Avant Money, owned by Spain's Bankinter, has moved to keep its place as the lowest-cost mortgage lender in Ireland by cutting a range of fixed-rate home loans, including for first-time borrowers.
The development comes at a key time for the Irish mortgage market as two of the three largest home loans providers, Permanent TSB and Bank of Ireland, are set to benefit most from the departure of Ulster Bank and KBC from banking in the Republic.
The Irish banking and mortgage market are among the most concentrated in Europe and has among the most expensive home loans across the eurozone.
The exit of two banks, which currently have a combined share of about 27%, is widely seen as only making matters worse.

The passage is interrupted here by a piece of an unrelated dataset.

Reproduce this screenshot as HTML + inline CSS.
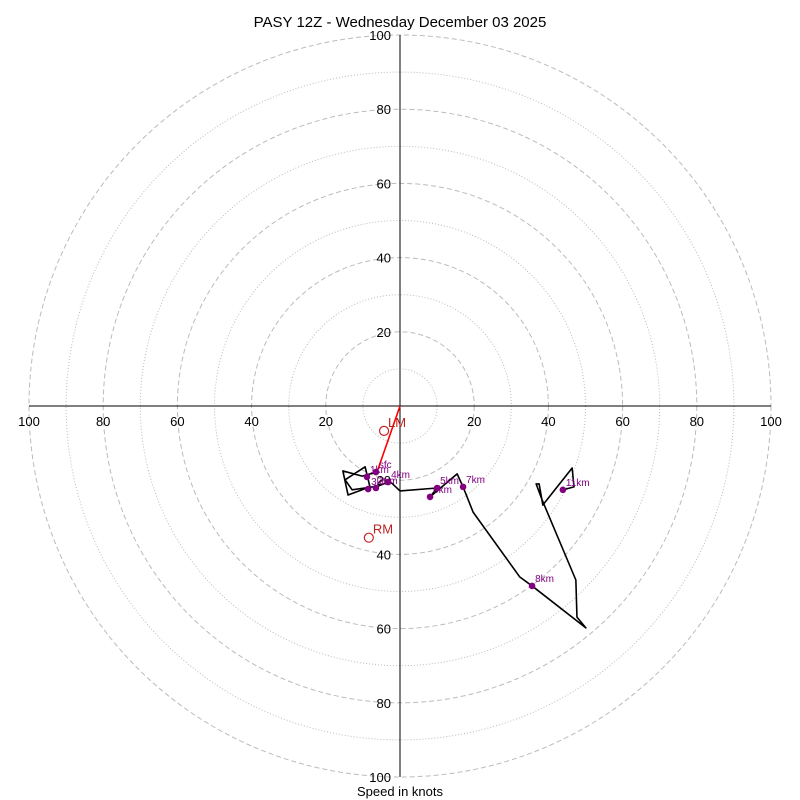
<!DOCTYPE html>
<html><head><meta charset="utf-8"><style>
body{margin:0;background:#fff}
svg{display:block;font-family:"Liberation Sans","DejaVu Sans",sans-serif}
</style></head><body>
<svg id="c" width="800" height="800" viewBox="0 0 800 800">
<text x="400" y="27" text-anchor="middle" font-size="15">PASY 12Z - Wednesday December 03 2025</text>
<text x="400" y="796" text-anchor="middle" font-size="13">Speed in knots</text>
<g id="grid"></g><g id="axes"></g><g id="plot"></g>
</svg>
<script>
const ringValues=[10,20,30,40,50,60,70,80,90,100];
const tickValues=[20,40,60,80,100];
const pathU=[-6.2,-10.2,-15.4,-14.0,-8.1,-9.4,-14.8,-12.9,-5.9,-3.2,-2.2,0,10.0,8.1,15.4,17.0,19.7,32.3,35.6,50.1,47.7,47.4,38.3,36.7,37.5,38.5,46.4,46.9,43.9];
const pathV=[-17.8,-18.9,-17.5,-24.0,-21.8,-16.4,-19.9,-22.6,-21.6,-20.5,-20.8,-22.9,-22.1,-24.5,-18.3,-21.8,-28.6,-46.1,-48.5,-59.8,-56.9,-46.9,-25.3,-21.0,-21.0,-26.7,-16.7,-21.8,-22.6];
const markLabels=["sfc","1km","2km","3km","4km","5km","6km","7km","8km","11km"];
const markU=[-6.5,-8.9,-6.5,-8.6,-3.2,10.0,8.1,17.0,35.6,43.9];
const markV=[-17.8,-19.1,-22.1,-22.4,-20.5,-22.1,-24.5,-21.8,-48.5,-22.6];
const motionLabels=["LM","RM"];
const motionU=[-4.3,-8.4];
const motionV=[-6.7,-35.5];
const meanU=[0,-6.2];
const meanV=[0,-17.8];
const cx=400,cy=406,k=3.71;
const X=u=>cx+u*k, Y=v=>cy-v*k;
const NS="http://www.w3.org/2000/svg";
function mk(t,a,p){const e=document.createElementNS(NS,t);for(const n in a)e.setAttribute(n,a[n]);p.appendChild(e);return e;}
const grid=document.getElementById('grid'),axes=document.getElementById('axes'),plot=document.getElementById('plot');
ringValues.forEach(r=>{
  const c=mk('circle',{cx:cx,cy:cy,r:r*k,fill:'none',stroke:'#bbb','stroke-width':1,'stroke-dasharray':r%20==0?'5,3':'1,2'},grid);
  
  
});
let l=mk('line',{x1:X(-100),y1:cy,x2:X(100),y2:cy,stroke:'#000'},axes);


l=mk('line',{x1:cx,y1:Y(100),x2:cx,y2:Y(-100),stroke:'#000'},axes);


tickValues.forEach(t=>{
  [-1,1].forEach(s=>{
    let tx=mk('text',{x:X(s*t),y:cy+20,'text-anchor':'middle','font-size':13},axes);tx.textContent=t;
    
    
    let ty=mk('text',{x:cx-9,y:Y(s*t)+5,'text-anchor':'end','font-size':13,fill:'#000'},axes);ty.textContent=t;
    
    
  });
});
let pts=pathU.map((u,i)=>X(u)+','+Y(pathV[i])).join(' ');
let pl=mk('polyline',{points:pts,fill:'none',stroke:'#000','stroke-width':1.6,'stroke-linejoin':'round'},plot);


let ml=mk('line',{x1:X(meanU[0]),y1:Y(meanV[0]),x2:X(meanU[1]),y2:Y(meanV[1]),stroke:'red','stroke-width':1.6},plot);


markLabels.forEach((lab,i)=>{
  let d=mk('circle',{cx:X(markU[i]),cy:Y(markV[i]),r:3.3,fill:'purple'},plot);
  
  
  let t=mk('text',{x:X(markU[i])+3,y:Y(markV[i])-4,'font-size':10,fill:'purple'},plot);t.textContent=lab;
  
  
});
motionLabels.forEach((lab,i)=>{
  let c=mk('circle',{cx:X(motionU[i]),cy:Y(motionV[i]),r:4.5,fill:'none',stroke:'#c22','stroke-width':1.2},plot);
  
  
  let t=mk('text',{x:X(motionU[i])+4,y:Y(motionV[i])-4,'font-size':13,fill:'#b22'},plot);t.textContent=lab;
  
  
});
</script>
</body></html>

Avant Money made a splash when it entered the Irish market last year, offering some borrowers a loan rate of below 2%, the lowest in the market.
Its latest move involves it cutting its fixed rates across a range of term loans from three to 10 years.
For first-time borrowers seeking loan-to-value loans of between 80% to 90% of the value of the property, it has cut its rates fixed for three years to 2.35% and its 10-year fixed rate to 2.65%.
The entry of Avant Money into the market, which came before Ulster and KBC said they were exiting the banking market, had caused a splash and promised to bring competition into mortgage lending.
However, some brokers said the dominance of the existing large mortgage lenders has meant that mortgage rates have not fallen significantly across the board.
"Our new 10-year fixed rate mortgage provides an attractive option for those customers who have been asking to lock into our low interest rates for even longer," said Brian Lande, head of mortgages, at Avant.
Earlier this week, Finance Ireland – which is 30%-owned by the Government's Ireland Strategic Investment Fund – said it aims to grow "significantly" to win as much as 15% of the home-loans market, as it launched a 20-year, fixed-rate mortgage for the first time.
The lender plans to offer a mortgage for a loan-to-value of up to 90% of the property, at a rate that is fixed over 15 years of 2.8%.
It will offer a mortgage at the same loan-to-value term, but fixed for 20 years, at 2.99%.
Leading brokers have in the past said the problems of the mortgage market run deep.
Mortgage broker Michael Dowling and Brendan Burgess of the Irish personal finance website Askaboutmoney have said the the Competition and Consumer Protection Commission, or CCPC, and the Central Bank have key roles to play to outlaw cashback incentives.
They say these incentives are used by banks with the most to benefit from the exit of Ulster Bank and KBC to keep mortgage rates at elevated levels.
Permanent TSB, in which the Government owns a 75% stake, is in talks to buy large part of the Ulster Bank's mortgage loan books, of which about €15bn is accounted for by mortgage loans.
Bank of Ireland, in which the Government owns a 14% stake, is in talks to buy the performing loans from KBC Bank, which has a total mortgage loan book of about €10bn.